InstaReM is one of the largest cross-border payment providers globally, with licenses in eight markets and covering 60 countries, reaching 3.2 billion people in the developed as well as developing countries.
Prajit Nanu, co-founder of InstaReM said, “Our company is able to transfer funds within 24 hours in Asia, compared to the average two to four days transfer by banks. We want to drive the adoption rate of technological innovations across both business as well as individual consumers.
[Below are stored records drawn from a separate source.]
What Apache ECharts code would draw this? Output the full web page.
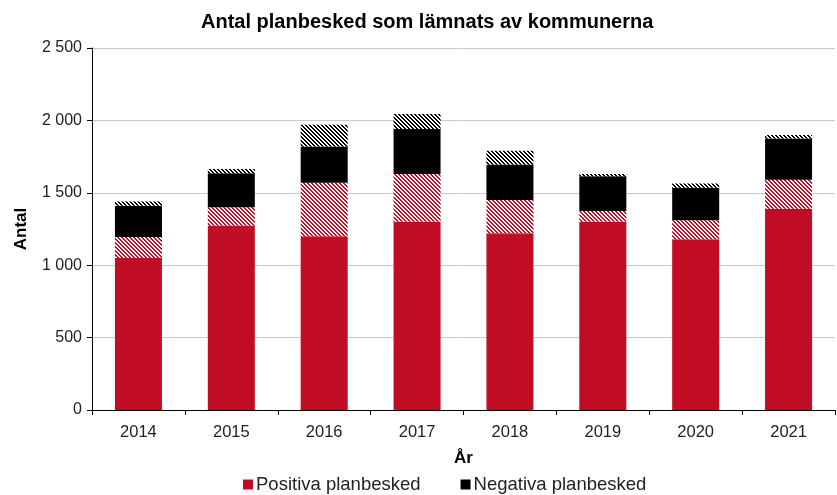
<!DOCTYPE html>
<html>
<head>
<meta charset="utf-8">
<script src="https://cdn.jsdelivr.net/npm/echarts@6/dist/echarts.min.js"></script>
<style>
  html, body { margin: 0; padding: 0; background: #fff; }
  #chart { width: 837px; height: 495px; }
</style>
</head>
<body>
<div id="chart"></div>
<script>
// data
var years = ['2014', '2015', '2016', '2017', '2018', '2019', '2020', '2021'];
var posSolid = [1050, 1275, 1200, 1300, 1220, 1300, 1180, 1390];
var posHatch = [145, 125, 370, 330, 230, 75, 130, 200];
var negSolid = [215, 235, 250, 310, 245, 240, 225, 285];
var negHatch = [30, 30, 150, 105, 95, 15, 30, 25];

var RED = '#c00c25';

// small diagonal stripe pattern
function stripes(color) {
    var c = document.createElement('canvas');
    c.width = 4; c.height = 4;
    var ctx = c.getContext('2d');
    ctx.fillStyle = '#fff';
    ctx.fillRect(0, 0, 4, 4);
    ctx.fillStyle = color;
    for (var y = 0; y < 4; y++) {
        for (var x = 0; x < 4; x++) {
            var d = ((x - y) % 4 + 4) % 4;
            if (d === 0 || d === 1) ctx.fillRect(x, y, 1, 1);
        }
    }
    return { image: c, repeat: 'repeat' };
}

function fmt(v) {
    return String(v).replace(/\B(?=(\d{3})+(?!\d))/g, ' ');
}

var chart = echarts.init(document.getElementById('chart'), null, { renderer: 'canvas' });
var font = 'Liberation Sans, Arial, sans-serif';

var option = {
    animation: false,
    textStyle: { fontFamily: font },
    title: {
        text: 'Antal planbesked som lämnats av kommunerna',
        left: 196,
        top: 7,
        textStyle: { fontSize: 20, fontWeight: 'bold', color: '#000', fontFamily: font }
    },
    legend: {
        top: 470,
        left: 238,
        itemWidth: 10,
        itemHeight: 10,
        itemGap: 40,
        icon: 'rect',
        data: ['Positiva planbesked', 'Negativa planbesked'],
        textStyle: { fontSize: 18.5, color: '#222', fontFamily: font, padding: [0, 0, 0, -2] }
    },
    grid: { left: 92, right: 2, top: 48, bottom: 85, containLabel: false },
    xAxis: {
        type: 'category',
        data: years,
        name: 'År',
        nameLocation: 'middle',
        nameGap: 40,
        nameTextStyle: { fontSize: 17, fontWeight: 'bold', color: '#000' },
        axisLine: { lineStyle: { color: '#000', width: 1 } },
        axisTick: { show: true, length: 5, lineStyle: { color: '#000' } },
        axisLabel: { fontSize: 16.5, color: '#222', margin: 14 }
    },
    yAxis: {
        type: 'value',
        min: 0,
        max: 2500,
        interval: 500,
        name: 'Antal',
        nameLocation: 'middle',
        nameGap: 62,
        nameTextStyle: { fontSize: 17, fontWeight: 'bold', color: '#000' },
        axisLine: { show: true, lineStyle: { color: '#000', width: 1 } },
        axisTick: { show: true, length: 5, lineStyle: { color: '#000' } },
        axisLabel: { fontSize: 16, color: '#222', margin: 10, formatter: fmt },
        splitLine: { lineStyle: { color: '#c8c8c8', width: 1 } }
    },
    series: [
        { name: 'Positiva planbesked', type: 'bar', stack: 'a', data: posSolid,
          barWidth: 47, itemStyle: { color: RED } },
        { name: 'Positiva (streckad)', type: 'bar', stack: 'a', data: posHatch,
          itemStyle: { color: stripes(RED) } },
        { name: 'Negativa planbesked', type: 'bar', stack: 'a', data: negSolid,
          itemStyle: { color: '#000' } },
        { name: 'Negativa (streckad)', type: 'bar', stack: 'a', data: negHatch,
          itemStyle: { color: stripes('#000') } }
    ]
};
chart.setOption(option);
</script>
</body>
</html>
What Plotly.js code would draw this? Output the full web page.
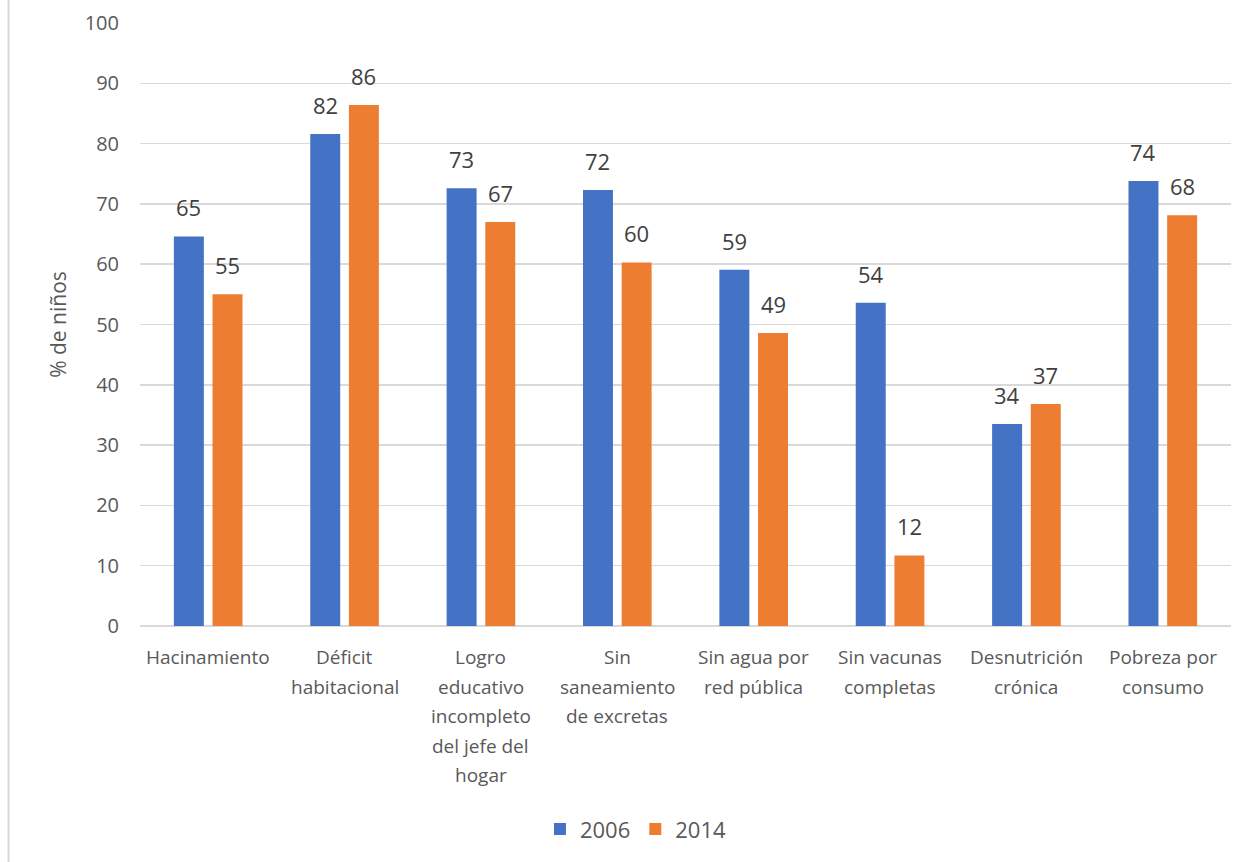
<!DOCTYPE html>
<html>
<head>
<meta charset="utf-8">
<script src="https://cdn.plot.ly/plotly-3.0.1.min.js"></script>
<style>
  html, body { margin: 0; padding: 0; background: #ffffff; }
  #chart { width: 1248px; height: 862px; }
</style>
</head>
<body>
<div id="chart"></div>
<script>
// Indicadores de privación en niños, 2006 vs 2014 (% de niños)
const categories = [
  "Hacinamiento",
  "Déficit<br>habitacional",
  "Logro<br>educativo<br>incompleto<br>del jefe del<br>hogar",
  "Sin<br>saneamiento<br>de excretas",
  "Sin agua por<br>red pública",
  "Sin vacunas<br>completas",
  "Desnutrición<br>crónica",
  "Pobreza por<br>consumo"
];
const values2006 = [64.6, 81.6, 72.6, 72.3, 59.1, 53.6, 33.5, 73.8];
const values2014 = [55.0, 86.4, 67.0, 60.3, 48.6, 11.7, 36.8, 68.1];
const seriesNames = ["2006", "2014"];
const yTickValues = [0, 10, 20, 30, 40, 50, 60, 70, 80, 90, 100];

const colors = ["#4472C4", "#ED7D31"];
const FONT = "'Open Sans', 'Segoe UI', sans-serif";
const BARGAP = 0.433;
const BARGROUPGAP = 0.225;

const catKeys = categories.map(c => c.replace(/<br>/g, " "));

const traces = [values2006, values2014].map((vals, k) => ({
  type: "bar",
  name: seriesNames[k],
  x: catKeys,
  y: vals,
  marker: { color: colors[k] },
  hoverinfo: "x+y+name"
}));

// Value labels above each bar, offset to each bar's slot inside the group
const slot = (1 - BARGAP) / 2;
const annotations = [];
[values2006, values2014].forEach((vals, k) => {
  const off = (k === 0 ? -1 : 1) * slot / 2;
  vals.forEach((v, i) => {
    annotations.push({
      x: i + off, xref: "x",
      y: v, yref: "y",
      yanchor: "bottom", xanchor: "center",
      yshift: 12,
      text: String(Math.round(v)),
      showarrow: false,
      font: { family: FONT, size: 22, color: "#404040" }
    });
  });
});

// Category labels, one annotation per line to keep Excel-like line spacing
categories.forEach((c, i) => {
  c.split("<br>").forEach((line, j) => {
    annotations.push({
      x: i, xref: "x",
      y: 0, yref: "paper",
      yanchor: "middle", xanchor: "center",
      yshift: -31 - 29.5 * j,
      text: line,
      showarrow: false,
      font: { family: FONT, size: 19, color: "#595959" }
    });
  });
});

const layout = {
  width: 1248,
  height: 862,
  margin: { l: 140, r: 17, t: 23, b: 236 },
  paper_bgcolor: "#ffffff",
  plot_bgcolor: "#ffffff",
  barmode: "group",
  bargap: BARGAP,
  bargroupgap: BARGROUPGAP,
  font: { family: FONT, color: "#595959" },
  xaxis: {
    type: "category",
    showticklabels: false,
    showgrid: false,
    zeroline: false,
    showline: false,
    ticks: "",
    range: [-0.5, categories.length - 0.5],
    fixedrange: true
  },
  yaxis: {
    range: [0, 100],
    tickvals: yTickValues,
    ticktext: yTickValues.map(String),
    showgrid: true,
    gridcolor: "#d9d9d9",
    gridwidth: 1.5,
    zeroline: true,
    zerolinecolor: "#d9d9d9",
    zerolinewidth: 1.5,
    showline: false,
    ticks: "",
    ticklabelstandoff: 20,
    tickfont: { family: FONT, size: 20, color: "#595959" },
    title: {
      text: "% de niños",
      font: { family: FONT, size: 21, color: "#595959" },
      standoff: 12
    },
    fixedrange: true
  },
  legend: {
    orientation: "h",
    x: 0.3666,
    xanchor: "left",
    y: -0.337,
    yanchor: "middle",
    font: { family: FONT, size: 22, color: "#595959" },
    bgcolor: "rgba(0,0,0,0)"
  },
  shapes: [{
    type: "line",
    xref: "paper", yref: "paper",
    x0: -0.1205, x1: -0.1205,
    y0: -0.45, y1: 1.05,
    line: { color: "#d9d9d9", width: 2 }
  }],
  annotations: annotations
};

Plotly.newPlot("chart", traces, layout, { displayModeBar: false, staticPlot: true });
</script>
</body>
</html>
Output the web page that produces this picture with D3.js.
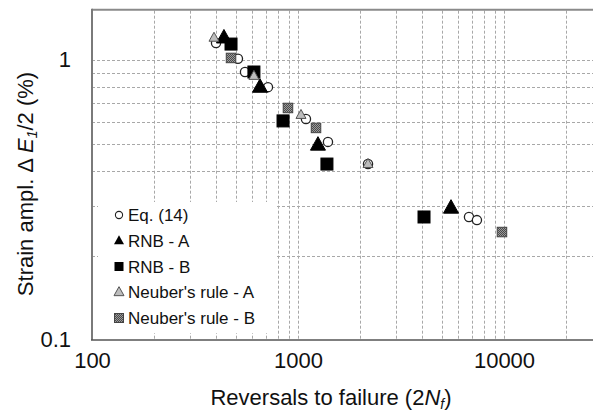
<!DOCTYPE html>
<html>
<head>
<meta charset="utf-8">
<script src="https://cdn.jsdelivr.net/npm/d3@7"></script>
<style>
  body { margin: 0; background: #fff; }
  text { font-family: "Liberation Sans", Arial, Helvetica, sans-serif; fill: #111; }
</style>
</head>
<body>
<div id="chart"></div>
<script>
// Data: [reversals 2Nf, strain amplitude %]
var eq14 = [[400, 1.15], [511, 1.01], [553, 0.906], [715, 0.80], [1093, 0.616],
  [1398, 0.51], [2187, 0.425], [6761, 0.275], [7390, 0.268]];
var rnbA = [[437, 1.20], [654, 0.80], [1250, 0.497], [5530, 0.296]];
var rnbB = [[473, 1.14], [611, 0.906], [846, 0.606], [1382, 0.425], [4090, 0.275]];
var neuberA = [[391, 1.20], [611, 0.877], [1034, 0.636], [2187, 0.425]];
var neuberB = [[473, 1.017], [894, 0.674], [1223, 0.572], [9775, 0.243]];

var seriesNames = ["Eq. (14)", "RNB - A", "RNB - B", "Neuber's rule - A", "Neuber's rule - B"];
var xTickValues = [100, 1000, 10000];
var yTickValues = [0.1, 1];
var xGridValues = [200, 300, 400, 500, 600, 700, 800, 900, 1000,
  2000, 3000, 4000, 5000, 6000, 7000, 8000, 9000, 10000, 20000];
var yGridValues = [0.2, 0.3, 0.4, 0.5, 0.6, 0.7, 0.8, 0.9, 1];

var svgWidth = 593;
var svgHeight = 417;

var svg = d3.select("#chart")
  .append("svg")
  .attr("width", svgWidth)
  .attr("height", svgHeight);

// pattern for the checkered grey squares
var defs = svg.append("defs");
var checker = defs.append("pattern")
  .attr("id", "checker")
  .attr("width", 2)
  .attr("height", 2)
  .attr("patternUnits", "userSpaceOnUse");
checker.append("rect").attr("width", 2).attr("height", 2).attr("fill", "#9a9a9a");
checker.append("rect").attr("width", 1).attr("height", 1).attr("fill", "#4a4a4a");
checker.append("rect").attr("x", 1).attr("y", 1).attr("width", 1).attr("height", 1).attr("fill", "#4a4a4a");

// scales (plot runs past the right edge of the picture)
var xScale = d3.scaleLog().domain([100, 30000]).range([92, 92 + 206 * Math.log10(300)]);
var yScale = d3.scaleLog().domain([0.1, 1.5]).range([340, 340 - 280 * Math.log10(15)]);

var x0 = xScale.range()[0];
var y0 = yScale.range()[0];
var yTop = yScale.range()[1];

// grid
var grid = svg.append("g")
  .attr("stroke", "#a8a8a8")
  .attr("stroke-width", 1)
  .attr("stroke-dasharray", "3,2");

grid.selectAll(".vgrid")
  .data(xGridValues)
  .enter()
  .append("line")
  .attr("x1", d => Math.round(xScale(d)) + 0.5)
  .attr("x2", d => Math.round(xScale(d)) + 0.5)
  .attr("y1", yTop)
  .attr("y2", y0);

grid.selectAll(".hgrid")
  .data(yGridValues)
  .enter()
  .append("line")
  .attr("x1", x0)
  .attr("x2", svgWidth)
  .attr("y1", d => Math.round(yScale(d)) + 0.5)
  .attr("y2", d => Math.round(yScale(d)) + 0.5);

// frame: top and left grey, bottom darker
svg.append("line")
  .attr("x1", x0).attr("x2", svgWidth)
  .attr("y1", yTop - 1).attr("y2", yTop - 1)
  .attr("stroke", "#8a8a8a").attr("stroke-width", 2);
svg.append("line")
  .attr("x1", x0).attr("x2", x0)
  .attr("y1", yTop - 2).attr("y2", y0)
  .attr("stroke", "#7a7a7a").attr("stroke-width", 2);
svg.append("line")
  .attr("x1", x0 - 1).attr("x2", svgWidth)
  .attr("y1", y0).attr("y2", y0)
  .attr("stroke", "#555").attr("stroke-width", 1.6);

// axes through d3 axis generators, domain path and ticks removed
var bottomAxis = d3.axisBottom(xScale).tickValues(xTickValues).tickSize(0).tickPadding(12)
  .tickFormat(d3.format("d"));
var xAxis = svg.append("g")
  .attr("transform", `translate(0, ${y0})`)
  .call(bottomAxis);
xAxis.select(".domain").remove();
xAxis.selectAll("text")
  .attr("font-size", 22)
  .attr("font-family", "Liberation Sans, Arial, sans-serif")
  .attr("fill", "#111")
  .attr("dy", "0.71em");

var leftAxis = d3.axisLeft(yScale).tickValues(yTickValues).tickSize(0).tickPadding(21)
  .tickFormat(d => d === 1 ? "1" : "0.1");
var yAxis = svg.append("g")
  .attr("transform", `translate(${x0}, 0)`)
  .call(leftAxis);
yAxis.select(".domain").remove();
yAxis.selectAll("text")
  .attr("font-size", 22)
  .attr("font-family", "Liberation Sans, Arial, sans-serif")
  .attr("fill", "#111")
  .attr("dy", "0.3em");

// marker drawing helpers
function triPath(s) {
  var h = s * 0.9;
  return `M0,${-h * 0.62}L${s / 2},${h * 0.38}L${-s / 2},${h * 0.38}Z`;
}

function drawCircles(g, data, r) {
  g.selectAll("circle.eq")
    .data(data)
    .enter()
    .append("circle")
    .attr("cx", d => xScale(d[0]))
    .attr("cy", d => yScale(d[1]))
    .attr("r", r)
    .attr("fill", "#fff")
    .attr("stroke", "#222")
    .attr("stroke-width", 1.3);
}

function drawTriangles(g, data, s, fill, stroke) {
  g.selectAll("path.t")
    .data(data)
    .enter()
    .append("path")
    .attr("transform", d => `translate(${xScale(d[0])}, ${yScale(d[1])})`)
    .attr("d", triPath(s))
    .attr("fill", fill)
    .attr("stroke", stroke)
    .attr("stroke-width", 1);
}

function drawSquares(g, data, s, fill, stroke) {
  g.selectAll("rect.s")
    .data(data)
    .enter()
    .append("rect")
    .attr("x", d => xScale(d[0]) - s / 2)
    .attr("y", d => yScale(d[1]) - s / 2)
    .attr("width", s)
    .attr("height", s)
    .attr("fill", fill)
    .attr("stroke", stroke)
    .attr("stroke-width", 1);
}

// points, drawn in the same order as the original
drawCircles(svg.append("g"), eq14, 4.6);
drawTriangles(svg.append("g"), rnbA, 15, "#000", "#000");
drawSquares(svg.append("g"), rnbB, 12, "#000", "#000");
drawTriangles(svg.append("g"), neuberA, 10, "#bdbdbd", "#555");
drawSquares(svg.append("g"), neuberB, 9.5, "url(#checker)", "#444");

// legend on a white box that hides the grid
var legend = svg.append("g");
legend.append("rect")
  .attr("x", 98)
  .attr("y", 202)
  .attr("width", 177)
  .attr("height", 131)
  .attr("fill", "#fff");

var rowY = d3.scalePoint().domain(seriesNames).range([215, 318]);
var symX = 119;

var rows = legend.selectAll("g.row")
  .data(seriesNames)
  .enter()
  .append("g")
  .attr("transform", d => `translate(${symX}, ${rowY(d)})`);

rows.append("text")
  .attr("x", 9)
  .attr("y", 6)
  .attr("font-size", 17)
  .text(d => d);

rows.filter((d, i) => i === 0).append("circle")
  .attr("r", 3.6).attr("fill", "#fff").attr("stroke", "#222").attr("stroke-width", 1.1);
rows.filter((d, i) => i === 1).append("path")
  .attr("d", triPath(10)).attr("fill", "#000");
rows.filter((d, i) => i === 2).append("rect")
  .attr("x", -4.5).attr("y", -4.5).attr("width", 9).attr("height", 9).attr("fill", "#000");
rows.filter((d, i) => i === 3).append("path")
  .attr("d", triPath(10)).attr("fill", "#bdbdbd").attr("stroke", "#555").attr("stroke-width", 1);
rows.filter((d, i) => i === 4).append("rect")
  .attr("x", -4.5).attr("y", -4.5).attr("width", 9).attr("height", 9)
  .attr("fill", "url(#checker)").attr("stroke", "#444").attr("stroke-width", 1);

// axis titles
var xTitle = svg.append("text")
  .attr("x", 331)
  .attr("y", 405)
  .attr("text-anchor", "middle")
  .attr("font-size", 22);
xTitle.append("tspan").text("Reversals to failure (2");
xTitle.append("tspan").attr("font-style", "italic").text("N");
xTitle.append("tspan").attr("font-style", "italic").attr("font-size", 14).attr("dy", 4).text("f");
xTitle.append("tspan").attr("dy", -4).text(")");

var yTitle = svg.append("text")
  .attr("transform", "translate(33, 184) rotate(-90)")
  .attr("text-anchor", "middle")
  .attr("font-size", 22);
yTitle.append("tspan").text("Strain ampl. \u0394 ");
yTitle.append("tspan").attr("font-style", "italic").text("E");
yTitle.append("tspan").attr("font-style", "italic").attr("font-size", 14).attr("dy", 4).text("1");
yTitle.append("tspan").attr("dy", -4).text("/2 (%)");
</script>
</body>
</html>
We have the EU and US markets in sight this year, and will be growing 600 percent in financial year 2018-19.”
InstaReM launched Malaysia operations in Kuala Lumpur in November 2017. Besides individual and corporate customers in Singapore, Australia and Hong Kong, Malaysia was next in line to enjoy cost-effective and efficient cross-border money transfers to over 60 countries across the globe.
The fintech company has its presence in the European Union with the opening of an office in Lithuania in September 2017.
InstaReM will also start its India operations in 2018, following recent approval from the Reserve Bank of India (RBI).
The massive growth of InstaReM is due to the fact that it charges a transparent, nominal fee (typically 0.5 per cent) which is known to the customer before the transaction, unlike cross-border remittances which cost an average of 7.32 per cent of the amount sent.
This massive difference in cost, is because there is no physical cross-border handling and movement of funds allows InstaReM to avoid incurring and passing on international bank handling fees to customers.
InstaReM has created a unique payment mesh in Asia, which is being leveraged by financial institutions, SMEs and individuals to make fast low-cost cross-border payments.